Atmananda Krishna Menon (1883–1959), a Kerala magistrate working in the colonial administration at Trivandrum, taught quietly from his home for several decades under the name Sri Atmananda. His method — which he sometimes simply called the direct path — relied on guided experiential investigation rather than scriptural commentary, and its technical vocabulary was minimal compared with the classical Advaita Vedānta of Ādi Śaṅkara. Jean Klein (1912–1998), a French musicologist and physician, met Krishna Menon in the early 1950s and brought the approach to Europe; he taught quietly in France, Switzerland and Britain for four decades. Francis Lucille, a French physicist and Klein's student from the 1970s, was authorised to teach in 1985 and is the most articulate living transmitter of the lineage in English.
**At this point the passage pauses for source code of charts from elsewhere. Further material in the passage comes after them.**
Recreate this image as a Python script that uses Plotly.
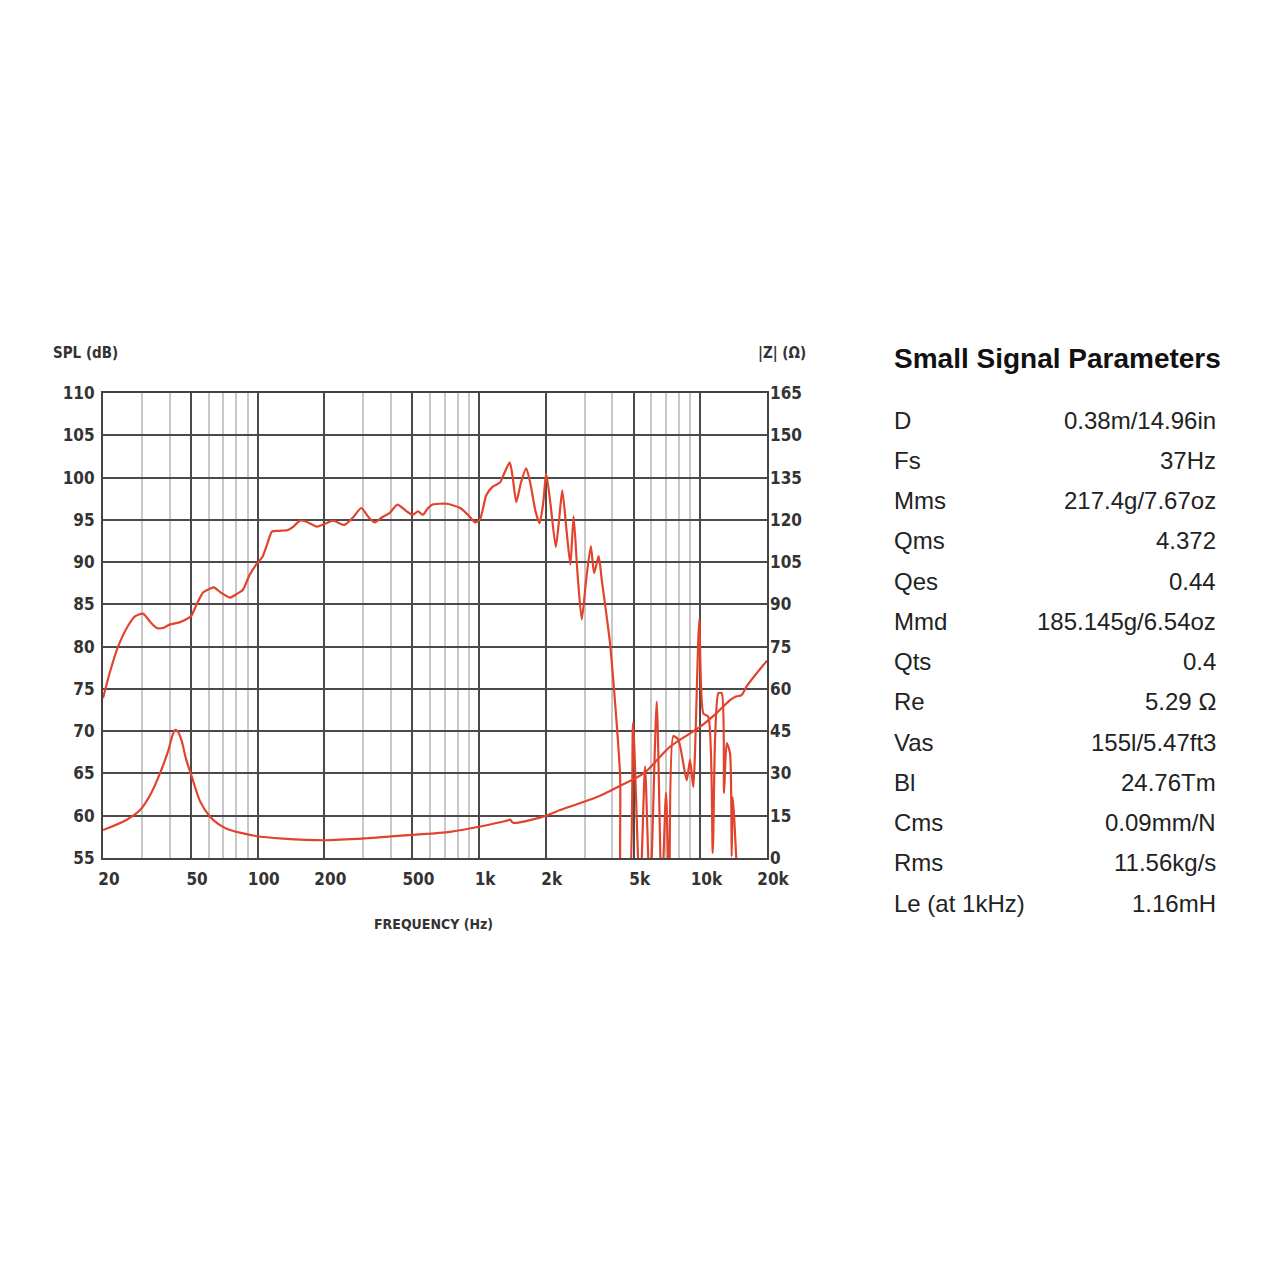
import plotly.graph_objects as go

# SPL response (Hz, dB)
spl_freq = [20, 21.5, 23.4, 26, 28, 30.3, 33, 35, 37.3, 40, 44.6, 48, 50, 53, 56.6, 60, 63.5, 68, 75, 80, 85.6,
            92, 99.7, 105, 110, 116, 125, 137, 145, 155, 165, 185, 200, 219, 246, 270, 294, 315, 338, 365, 394,
            428, 471, 501, 530, 558, 585, 617, 713, 822, 906, 958, 1008, 1078, 1150, 1243, 1300, 1376, 1420,
            1473, 1550, 1632, 1700, 1800, 1878, 1950, 2010, 2100, 2222, 2300, 2377, 2480, 2587, 2674, 2780,
            2911, 3050, 3201, 3309, 3470, 3584, 3906, 4335, 4450, 4710, 4963, 5337, 5623, 5920, 6350, 6690,
            6995, 7240, 7545, 7950, 8675, 8980, 9290, 9890, 10310, 10860, 11370, 11650, 12060, 12490, 12790,
            13150, 13610, 13850, 14000, 14840]
spl_db = [73.9, 77.0, 80.0, 82.5, 83.6, 83.9, 82.8, 82.2, 82.2, 82.6, 82.9, 83.3, 83.6, 85.0, 86.4, 86.8, 87.0,
          86.4, 85.8, 86.2, 86.7, 88.5, 89.9, 90.6, 92.0, 93.6, 93.7, 93.8, 94.2, 94.9, 94.8, 94.2, 94.5, 94.9,
          94.4, 95.3, 96.4, 95.4, 94.7, 95.3, 95.8, 96.8, 96.0, 95.6, 96.0, 95.6, 96.3, 96.8, 96.9, 96.4, 95.4,
          94.7, 95.0, 97.9, 98.9, 99.4, 100.5, 101.8, 100.0, 97.1, 99.5, 101.1, 99.5, 96.0, 94.6, 97.0, 100.5,
          97.0, 91.8, 95.0, 98.5, 94.0, 89.7, 95.4, 89.0, 83.2, 88.0, 91.9, 88.7, 90.7, 87.9, 80.4, 65.0, 50.0,
          50.0, 71.0, 50.0, 65.8, 50.0, 73.5, 50.0, 62.7, 50.0, 69.4, 69.0, 64.2, 66.6, 63.4, 83.2, 72.1, 71.7,
          55.6, 69.0, 74.5, 74.5, 62.7, 68.6, 67.4, 55.2, 62.2, 50.0]

# impedance magnitude (Hz, ohm)
imp_freq = [20, 25.5, 29.4, 33, 36.2, 39.5, 41, 42.3, 43.5, 45.2, 47.5, 50.4, 55, 60.8, 66, 72, 84, 98, 130,
            201, 311, 496, 739, 1000, 1329, 1380, 1424, 1992, 2325, 2848, 3500, 4260, 5560, 7300, 10000, 11800,
            13660, 14500, 15350, 16150, 19800, 20000]
imp_ohm = [9.9, 13.5, 17.0, 23.0, 30.1, 38.3, 43.0, 45.4, 45.0, 41.9, 35.0, 28.8, 20.0, 14.7, 12.2, 10.5, 8.9,
           7.8, 6.9, 6.3, 7.0, 8.2, 9.3, 11.1, 13.2, 13.6, 12.5, 14.9, 17.0, 19.4, 22.0, 25.3, 30.1, 39.5, 46.6,
           51.3, 56.1, 57.3, 57.8, 60.8, 69.6, 70.0]

x_major = [20, 50, 100, 200, 500, 1000, 2000, 5000, 10000, 20000]
x_labels = ['20', '50', '100', '200', '500', '1k', '2k', '5k', '10k', '20k']
x_minor = [30, 40, 60, 70, 80, 90, 300, 400, 600, 700, 800, 900,
           3000, 4000, 6000, 7000, 8000, 9000]

param_names = ['D', 'Fs', 'Mms', 'Qms', 'Qes', 'Mmd', 'Qts', 'Re', 'Vas', 'Bl', 'Cms', 'Rms', 'Le (at 1kHz)']
param_values = ['0.38m/14.96in', '37Hz', '217.4g/7.67oz', '4.372', '0.44', '185.145g/6.54oz', '0.4',
                '5.29 Ω', '155l/5.47ft3', '24.76Tm', '0.09mm/N', '11.56kg/s', '1.16mH']

W = H = 1280
OFF = 8  # page body margin shifts the figure
RED = '#E2432C'
GRID = '#4a4a4a'
CONDENSED = 'Liberation Sans Narrow, DejaVu Sans Condensed, Arial Narrow'
AXFONT = dict(family=CONDENSED, size=17, color='#333333', weight='bold')


def fx(px):
    return (px - OFF) / W


def fy(py):
    return 1 - (py - OFF) / H


fig = go.Figure()

fig.add_trace(go.Scatter(x=spl_freq, y=spl_db, mode='lines', name='SPL', yaxis='y',
                         line=dict(color=RED, width=2.2, shape='spline', smoothing=0.6)))
fig.add_trace(go.Scatter(x=imp_freq, y=imp_ohm, mode='lines', name='|Z|', yaxis='y2',
                         line=dict(color=RED, width=2.2, shape='spline', smoothing=0.8)))

# plot area box in pixels
px_l, px_r, px_t, px_b = 103, 767, 393, 858

fig.update_layout(
    width=W, height=H, autosize=False,
    margin=dict(l=0, r=0, t=0, b=0, autoexpand=False),
    paper_bgcolor='white', plot_bgcolor='white',
    showlegend=False,
    xaxis=dict(
        type='log', range=[1.30103, 4.30103],
        domain=[fx(px_l), fx(px_r)], automargin=False,
        tickmode='array', tickvals=x_major, ticktext=x_labels,
        showgrid=True, gridcolor=GRID, gridwidth=1.8,
        minor=dict(tickmode='array', tickvals=x_minor, showgrid=True, gridcolor='#c8c8c8', gridwidth=1.8,
                   ticks=''),
        showline=True, linecolor='#444444', linewidth=2, mirror=True,
        ticks='', tickfont=AXFONT, ticklabelshift=6, ticklabelstandoff=5,
        zeroline=False, fixedrange=True,
    ),
    yaxis=dict(
        range=[55, 110], dtick=5, tick0=55,
        domain=[fy(px_b), fy(px_t)], automargin=False,
        showgrid=True, gridcolor=GRID, gridwidth=1.8,
        showline=True, linecolor='#444444', linewidth=2, mirror=True,
        ticks='', tickfont=AXFONT, ticklabelstandoff=3, zeroline=False,
    ),
    yaxis2=dict(
        range=[0, 165], dtick=15, tick0=0, overlaying='y', side='right', automargin=False,
        showgrid=False, ticks='', tickfont=AXFONT, ticklabelstandoff=2, zeroline=False,
    ),
)


def note(text, px, py, size, anchor='center', family=CONDENSED, weight='bold', color='#333333'):
    fig.add_annotation(text=text, x=fx(px), y=fy(py), xref='paper', yref='paper',
                       xanchor=anchor, yanchor='middle', showarrow=False,
                       font=dict(family=family, size=size, color=color, weight=weight))


note('SPL (dB)', 85, 353, 15)
note('|Z| (Ω)', 782, 353, 15)
note('FREQUENCY (Hz)', 433, 924, 14)

# parameter table
note('Small Signal Parameters', 892, 358, 28, anchor='left', family='Liberation Sans, Arial', color='#111111')
for i, (name, val) in enumerate(zip(param_names, param_values)):
    yy = 420 + i * 40.25
    note(name, 892, yy, 24, anchor='left', family='Liberation Sans, Arial', weight='normal', color='#222222')
    note(val, 1218, yy, 24, anchor='right', family='Liberation Sans, Arial', weight='normal', color='#222222')

fig.write_html("out.html")
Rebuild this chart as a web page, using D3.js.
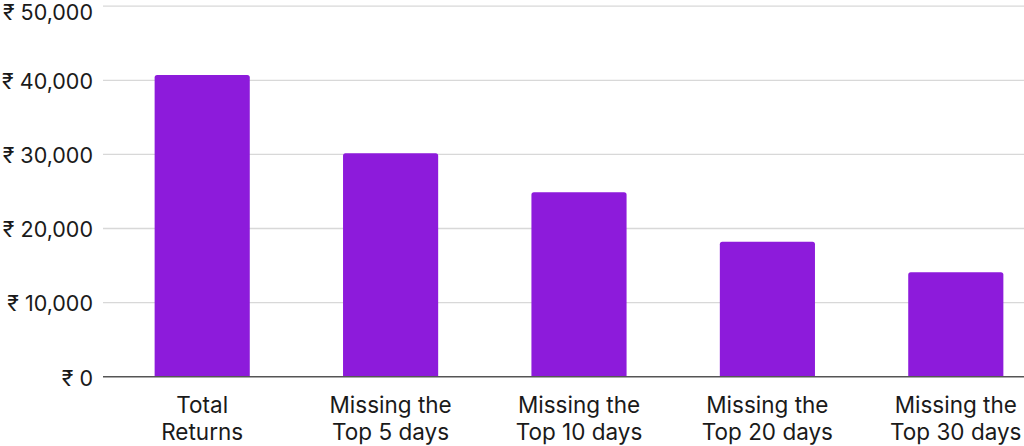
<!DOCTYPE html>
<html>
<head>
<meta charset="utf-8">
<script src="https://cdn.jsdelivr.net/npm/d3@7"></script>
<style>
  html, body { margin: 0; padding: 0; background: #fff; }
  svg { display: block; }
  text { font-family: Inter, "Noto Sans", sans-serif; fill: #1a1a1a; }
</style>
</head>
<body>
<svg id="chart" width="1024" height="446"></svg>
<script>
const categories = [["Total", "Returns"], ["Missing the", "Top 5 days"], ["Missing the", "Top 10 days"], ["Missing the", "Top 20 days"], ["Missing the", "Top 30 days"]];
const values = [40700, 30150, 24900, 18200, 14100];
const yTicks = [0, 10000, 20000, 30000, 40000, 50000];

const svg = d3.select("#chart");
const W = 1024;
const plotLeft = 103;

const y = d3.scaleLinear().domain([0, 50000]).range([376.7, 6.2]);
const x = d3.scaleBand().domain(d3.range(values.length)).range([108, 1050])
  .paddingInner(0.495).paddingOuter(0.2475);

// gridlines
svg.append("g").selectAll("line").data(yTicks.filter(d => d > 0)).join("line")
  .attr("x1", plotLeft).attr("x2", W)
  .attr("y1", d => y(d)).attr("y2", d => y(d))
  .attr("stroke", "#d8d8d8").attr("stroke-width", 1.3);

// y labels
const fmt = d3.format(",");
svg.append("g").selectAll("text").data(yTicks).join("text")
  .attr("x", 93).attr("y", d => Math.max(y(d) + 3, 14))
  .attr("text-anchor", "end").attr("dominant-baseline", "middle")
  .attr("font-size", 21.5)
  .text(d => "₹ " + fmt(d));

// bars
svg.append("g").selectAll("path").data(values).join("path")
  .attr("fill", "#8d1bdb")
  .attr("d", (d, i) => {
    const x0 = x(i), w = x.bandwidth(), y0 = y(d), y1 = y(0), r = 2.5;
    return `M${x0},${y1}V${y0 + r}Q${x0},${y0} ${x0 + r},${y0}H${x0 + w - r}Q${x0 + w},${y0} ${x0 + w},${y0 + r}V${y1}Z`;
  });

// baseline
svg.append("line").attr("x1", plotLeft).attr("x2", W)
  .attr("y1", y(0)).attr("y2", y(0))
  .attr("stroke", "#555").attr("stroke-width", 1.5);

// x labels
const xl = svg.append("g").selectAll("text").data(categories).join("text")
  .attr("text-anchor", "middle").attr("font-size", 22.5)
  .attr("x", (d, i) => x(i) + x.bandwidth() / 2);
xl.selectAll("tspan").data(d => d).join("tspan")
  .attr("x", function() { return d3.select(this.parentNode).attr("x"); })
  .attr("y", (d, j) => 413 + j * 27)
  .text(d => d);
</script>
</body>
</html>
Lucille's most prominent student, Rupert Spira, has refined the language for a wide audience while keeping the method's central commitment intact: investigation of awareness, in dialogue, on the first day rather than the last.

In the index

Spira's *Being Aware of Being Aware* is the gentlest serious modern presentation of the direct path in English — a sustained enquiry into awareness's relation to its objects, written so that the investigation it describes can begin while the book is being read. His longer-form talk opens the same enquiry in the discursive register that suits the early stages of the work, when the student is still treating the question as a philosophical one. The Q&A on intellectual versus lived knowing addresses the central problem of the path: the gap between a position one can defend and a recognition one inhabits, and what — if anything — closes it. Francis Lucille's piece in the index shows the teaching method clearly: a question is taken seriously on its own terms, traced to the assumption that produced it, and that assumption is examined directly rather than dissolved by reassurance. Nisargadatta Maharaj's *I Am That* belongs to a parallel non-dual stream rather than to the Krishna Menon lineage proper, but the householder dialogues of his Bombay teaching arrive at the same recognition through the same refusal to defer the investigation. Adyashanti's *Do Nothing* approaches the recognition by the back door, asking what remains when every spiritual technique has been laid down — a different vocabulary, the same direct move.

What it isn't

The direct path is not a denial of practice. The classical Sanskrit term nididhyāsana — sustained contemplation — names a long settling of the recognition into actual experience that the direct path lineage takes seriously, even when the early work appears to consist entirely of dialogue. It is also not a separate teaching from Advaita Vedānta or jñāna yoga; it is a delivery of the same recognition with a different sequencing — the same target, hit from the start rather than the end. The four *mahāvākyas* operate in the same way under both labels: as objects of contemplation rather than as creedal statements. The most common Western misreading treats the direct path as instant enlightenment shorn of effort, and so confuses the absence of preparatory ritual with the absence of work. The path's actual demand is unrelenting first-person honesty about whether the recognition has occurred or whether the student is rehearsing the answer; the teacher's role is to refuse the rehearsal. Ramana Maharshi's self-enquiry is the Indian source-stream that the Krishna Menon lineage runs in parallel to: not a competitor but a near neighbour, both pointing the student at the same investigation with slightly different instruments.